Les consommateurs de crack ont pris l’habitude de se rassembler le soir au début de cette avenue du 19e arrondissement. Le 30 avril et le 1er mai, ils auraient été visés par des tirs de mortier d’artifice lancés par des habitants du quartier, excédés.
Par Stéphanie Marteau
Publié le 11 mai 2021
Sanctuaire du crack
C’est désormais là, au début de l’avenue de Flandre, devant le siège de la Cramif (caisse régionale d’assurance-maladie d’Île-de-France), que trafiquants et consommateurs s’agrègent chaque soir dès que ferme le jardin d’Eole, un parc public du quartier où les fumeurs de crack passent la journée. Pour François Dagnaud, le maire du 19e arrondissement, l’endroit est devenu depuis un an « le sanctuaire européen du crack, avec une file active de 200 trafiquants et consommateurs ». Les 30 avril et 1er mai, des mortiers d’artifice ont été tirés en direction des toxicomanes rassemblés comme chaque nuit sous les fenêtres des habitants du 15, avenue de Flandre. Le parquet a ouvert une enquête. Depuis, des renforts policiers ont été dépêchés.
Mendicité agressive
Depuis plus d’un an, selon les riverains, la bouche de métro de la station Stalingrad située avenue de Flandre est impraticable entre 21 heures et 6 heures, envahie par des dizaines de toxicomanes en manque qui pratiquent une mendicité agressive. A cause du tapage nocturne, certains habitants du quartier dont les fenêtres donnent sur la rue dorment dans leur salle de bains. Exaspérés, d’autres lancent des seaux d’eau sur les drogués qui se soulagent sous leurs fenêtres ou font des passes en pleine rue, quand ils ne se battent pas à coups de machette. « On subit, et je me fais prescrire des médicaments pour ne pas péter les plombs », raconte un habitant.
« Junk drogue »
Le crack est de la « junk drogue », et c’est la raison de son succès : peu chère (entre 10 et 15 euros le « caillou », d’où l’on tire en moyenne 4 doses), facile à produire (il suffit de mélanger puis de chauffer la cocaïne avec du bicarbonate de soude), il est très addictif et il n’existe pas de produit de substitution. Si la place Stalingrad, lieu de trafic depuis les années 1980, avait connu un léger répit ces dernières années, il n’a pas duré. En novembre 2019, le démantèlement raté, faute d’accompagnement, d’un autre haut lieu du trafic, la « colline du crack » (porte de la Chapelle, 18e arrondissement), a disséminé les toxicomanes du Nord-Est parisien et les a redistribués vers Stalingrad. Trois mois plus tard, le premier confinement a aggravé la situation.
Politiques impuissants
De nombreux élus reprochent son inaction à la Préfecture de police de Paris, alors que le trafic, tenu par des filières ouest-africaines, s’opère à la vue de tous. « La police n’est pas dans une logique de tarissement, mais au contraire de convergence et d’agrégation de ces populations toxicomanes », regrette un conseiller municipal PS du 19e arrondissement.

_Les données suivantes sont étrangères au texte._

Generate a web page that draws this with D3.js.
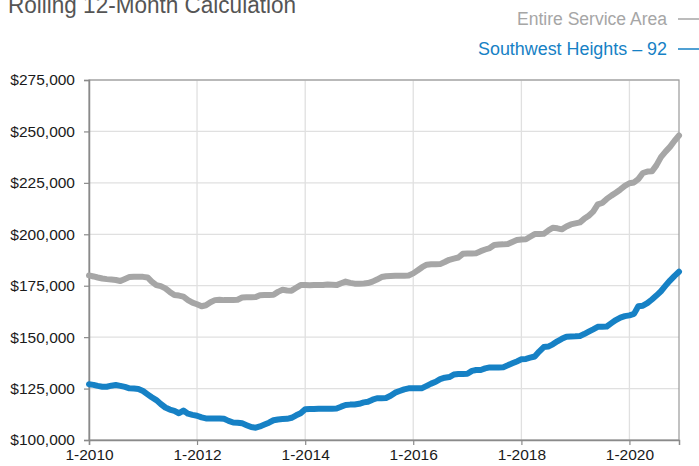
<!DOCTYPE html>
<html><head><meta charset="utf-8">
<script src="https://cdn.jsdelivr.net/npm/d3@7"></script>
<style>body{margin:0;background:#fff;}svg{display:block;font-family:"Liberation Sans",Arial,sans-serif;}</style>
</head><body>
<svg id="chart" width="699" height="466"></svg>
<script>
const title = "Rolling 12-Month Calculation";
const seriesNames = ["Entire Service Area", "Southwest Heights – 92"];
const seriesColors = ["#a6a6a6", "#1681c5"];
const startYear = 2010, startMonth = 0, monthCount = 132;
const yTicks = [100000,125000,150000,175000,200000,225000,250000,275000];
const xTickYears = [2010,2012,2014,2016,2018,2020];
const entireArea = [180,179.5,179,178.5,178.2,178,177.8,177.3,178.3,179.2,179.4,179.4,179.3,179,177,175.3,174.8,173.7,172,170.5,170.2,169.7,168,166.8,166,165,165.5,167,168,168.2,168,168,168.1,168.2,169.3,169.4,169.4,169.5,170.4,170.5,170.5,170.6,172,173,172.7,172.6,174,175.3,175.3,175.2,175.3,175.4,175.4,175.6,175.5,175.3,176.2,177,176.4,176,176,176.1,176.3,177,178,179.2,179.6,179.7,179.8,179.8,179.9,180,181,182.5,184,185.2,185.4,185.4,185.5,186.5,187.6,188.2,188.7,190.5,190.7,190.7,190.8,191.8,192.6,193.3,194.8,195,195.1,195.3,196.3,197.2,197.5,197.6,198.8,200.1,200.1,200.2,201.8,203.2,202.9,202.4,203.8,204.8,205.3,205.8,207.5,209,211,214.5,215.2,217.2,218.8,220.2,221.8,223.5,224.8,225.2,226.8,229.8,230.5,230.6,233.5,237.5,240.2,242.5,245.5,248];
const southwest = [127.1,126.8,126.3,125.9,125.9,126.4,126.7,126.3,125.8,125.1,125.0,124.8,123.8,122.2,120.8,119.4,117.5,115.8,114.8,114.2,113.0,114.3,112.8,112.2,111.8,111,110.5,110.5,110.5,110.5,110.3,109.3,108.5,108.4,108.1,107.2,106.3,106,106.6,107.5,108.4,109.6,110,110.2,110.3,110.8,112,113,115,115.1,115.1,115.2,115.2,115.2,115.2,115.3,116.2,117,117.2,117.3,117.6,118.3,118.6,119.6,120.3,120.3,120.4,121.5,123,123.8,124.6,125.1,125.1,125.1,125.2,126.3,127.4,128.3,129.6,130.3,130.6,131.8,132.1,132.1,132.2,133.6,134,134,134.8,135.3,135.3,135.3,135.4,136.3,137.3,138.2,139.2,139.4,140,140.6,143,145.2,145.4,146.5,148,149.2,150.2,150.3,150.4,150.6,151.5,152.7,153.8,155,155.1,155.2,156.8,158.3,159.5,160.2,160.6,161.3,165,165.3,166.5,168.3,170.2,172.3,175,177.5,179.8,181.8];

const svg = d3.select("#chart");
const L = 89, R = 679, T = 80, B = 440;
const dates = d3.range(monthCount).map(i => new Date(startYear, startMonth + i, 1));
const x = d3.scaleTime().domain([dates[0], dates[monthCount-1]]).range([L, R]);
const y = d3.scaleLinear().domain([100000, 275000]).range([B, T]);

// gridlines
svg.append("g").selectAll("line").data(yTicks.slice(1)).join("line")
  .attr("x1", L).attr("x2", R).attr("y1", d => y(d)).attr("y2", d => y(d))
  .attr("stroke", "#e0e0e0").attr("stroke-width", 1.3);
svg.append("g").selectAll("line").data(xTickYears.slice(1)).join("line")
  .attr("x1", d => x(new Date(d,0,1))).attr("x2", d => x(new Date(d,0,1)))
  .attr("y1", T).attr("y2", B)
  .attr("stroke", "#e0e0e0").attr("stroke-width", 1.3);

// frame
svg.append("rect").attr("x", L).attr("y", T).attr("width", R-L).attr("height", B-T)
  .attr("fill", "none").attr("stroke", "#9a9a9a").attr("stroke-width", 1.2);

// axes
const yAxis = d3.axisLeft(y).tickValues(yTicks).tickSize(5).tickPadding(9)
  .tickFormat(d => "$" + d3.format(",")(d));
const gy = svg.append("g").attr("transform", `translate(${L},0)`).call(yAxis);
const xAxis = d3.axisBottom(x).tickValues(xTickYears.map(yr => new Date(yr,0,1))).tickSize(5).tickPadding(4)
  .tickFormat(d => "1-" + d.getFullYear());
const gx = svg.append("g").attr("transform", `translate(0,${B})`).call(xAxis);
[gx, gy].forEach(g => {
  g.select(".domain").attr("stroke", "#8a8a8a").attr("stroke-width", 1.5);
  g.selectAll(".tick line").attr("stroke", "#8a8a8a").attr("stroke-width", 1.2);
  g.selectAll(".tick text").attr("fill", "#1a1a1a").style("font-size", "15.5px")
   .style("font-family", "'Liberation Sans', Arial, sans-serif");
});

// lines
const line = d3.line().x((d,i) => x(dates[i])).y(d => y(d*1000)).curve(d3.curveLinear);
[entireArea, southwest].forEach((s, k) => {
  svg.append("path").datum(s).attr("d", line).attr("fill", "none")
    .attr("stroke", seriesColors[k]).attr("stroke-width", 6)
    .attr("stroke-linejoin", "round").attr("stroke-linecap", "round");
});

// title (partially cut off at top)
svg.append("text").attr("x", 8).attr("y", 13).text(title)
  .attr("fill", "#555").style("font-size", "23px").attr("textLength", 288).attr("lengthAdjust", "spacingAndGlyphs");

// legend
const legY = [25, 55];
seriesNames.forEach((n, k) => {
  svg.append("text").attr("x", 667).attr("y", legY[k]).attr("text-anchor", "end")
    .text(n).attr("fill", seriesColors[k]).style("font-size", "18px")
    .attr("textLength", k === 0 ? 150 : 189).attr("lengthAdjust", "spacingAndGlyphs");
  svg.append("line").attr("x1", 678).attr("x2", 699).attr("y1", legY[k]-6).attr("y2", legY[k]-6)
    .attr("stroke", seriesColors[k]).attr("stroke-width", 1.5);
});
</script>
</body></html>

En dehors des interdictions de paraître ou des injonctions de soins, la justice est, quant à elle, à peu près impuissante. « Le “plan crack”, signé en 2019 entre la Préfecture, le parquet et les acteurs de la lutte contre les toxicomanies, arrive à son terme en 2021 et n’a pas tenu ses objectifs », avoue Nicolas Nordman, adjoint à la sécurité de la maire de Paris.